● Written problem
Retype all material exactly. Pictures stay out of the copy.
===== Supplied data
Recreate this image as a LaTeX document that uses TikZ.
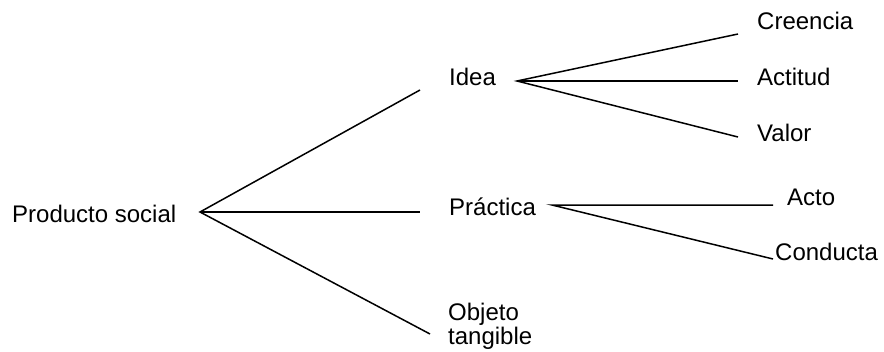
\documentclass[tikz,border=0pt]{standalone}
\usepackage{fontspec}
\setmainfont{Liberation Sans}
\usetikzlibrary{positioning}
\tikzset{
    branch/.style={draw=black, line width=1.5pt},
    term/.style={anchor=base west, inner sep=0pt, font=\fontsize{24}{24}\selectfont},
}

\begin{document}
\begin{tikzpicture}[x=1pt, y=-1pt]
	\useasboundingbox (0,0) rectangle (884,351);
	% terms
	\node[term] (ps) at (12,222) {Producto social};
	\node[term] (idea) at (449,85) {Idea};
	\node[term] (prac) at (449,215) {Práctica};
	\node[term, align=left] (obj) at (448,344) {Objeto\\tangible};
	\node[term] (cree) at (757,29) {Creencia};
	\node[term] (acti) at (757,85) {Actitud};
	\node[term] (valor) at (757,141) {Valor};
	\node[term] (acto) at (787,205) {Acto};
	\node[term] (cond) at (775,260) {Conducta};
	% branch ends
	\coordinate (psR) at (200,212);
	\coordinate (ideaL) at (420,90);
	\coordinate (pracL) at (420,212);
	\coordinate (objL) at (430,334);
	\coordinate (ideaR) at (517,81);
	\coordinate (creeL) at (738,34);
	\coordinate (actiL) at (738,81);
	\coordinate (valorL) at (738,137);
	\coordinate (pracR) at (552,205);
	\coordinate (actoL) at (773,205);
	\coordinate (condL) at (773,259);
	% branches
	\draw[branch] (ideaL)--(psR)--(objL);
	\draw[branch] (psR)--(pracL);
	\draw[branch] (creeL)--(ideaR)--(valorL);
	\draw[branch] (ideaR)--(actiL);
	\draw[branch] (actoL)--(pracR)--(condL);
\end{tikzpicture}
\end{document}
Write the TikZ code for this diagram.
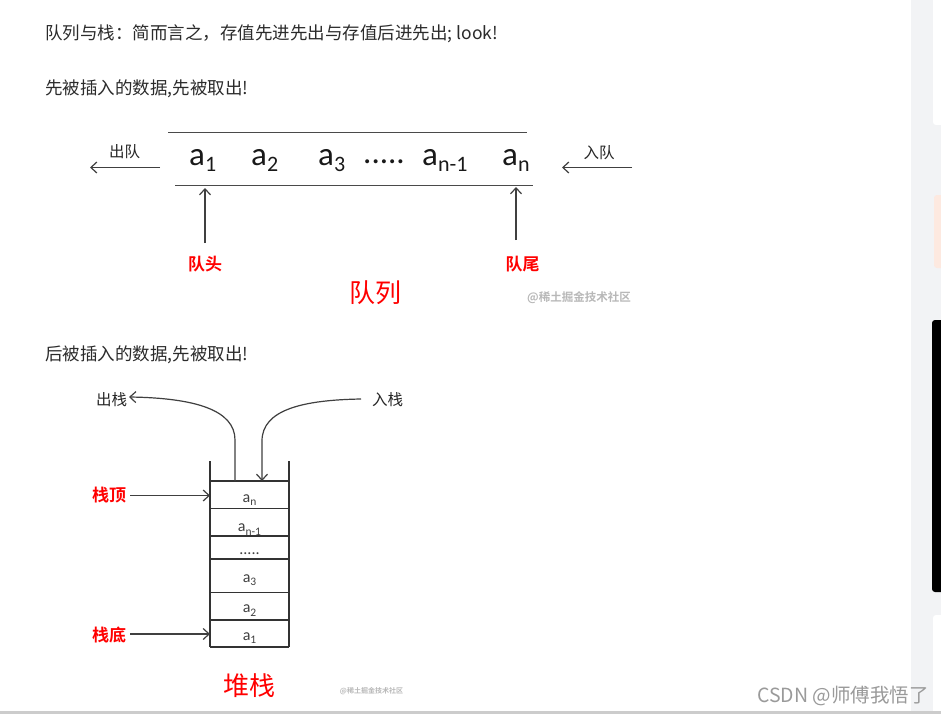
==========
● Solution
Recreate this image as a LaTeX document that uses TikZ.
\documentclass[tikz,border=0pt]{standalone}
\usepackage{fontspec}
\setmainfont{Liberation Sans}
\usetikzlibrary{positioning}
\tikzset{
    branch/.style={draw=black, line width=1.5pt},
    term/.style={anchor=base west, inner sep=0pt, font=\fontsize{24}{24}\selectfont},
}

\begin{document}
\begin{tikzpicture}[x=1pt, y=-1pt]
	\useasboundingbox (0,0) rectangle (884,351);
	% terms
	\node[term] (ps) at (12,222) {Producto social};
	\node[term] (idea) at (449,85) {Idea};
	\node[term] (prac) at (449,215) {Práctica};
	\node[term, align=left] (obj) at (448,344) {Objeto\\tangible};
	\node[term] (cree) at (757,29) {Creencia};
	\node[term] (acti) at (757,85) {Actitud};
	\node[term] (valor) at (757,141) {Valor};
	\node[term] (acto) at (787,205) {Acto};
	\node[term] (cond) at (775,260) {Conducta};
	% branch ends
	\coordinate (psR) at (200,212);
	\coordinate (ideaL) at (420,90);
	\coordinate (pracL) at (420,212);
	\coordinate (objL) at (430,334);
	\coordinate (ideaR) at (517,81);
	\coordinate (creeL) at (738,34);
	\coordinate (actiL) at (738,81);
	\coordinate (valorL) at (738,137);
	\coordinate (pracR) at (552,205);
	\coordinate (actoL) at (773,205);
	\coordinate (condL) at (773,259);
	% branches
	\draw[branch] (ideaL)--(psR)--(objL);
	\draw[branch] (psR)--(pracL);
	\draw[branch] (creeL)--(ideaR)--(valorL);
	\draw[branch] (ideaR)--(actiL);
	\draw[branch] (actoL)--(pracR)--(condL);
\end{tikzpicture}
\end{document}
Write the TikZ code for this diagram.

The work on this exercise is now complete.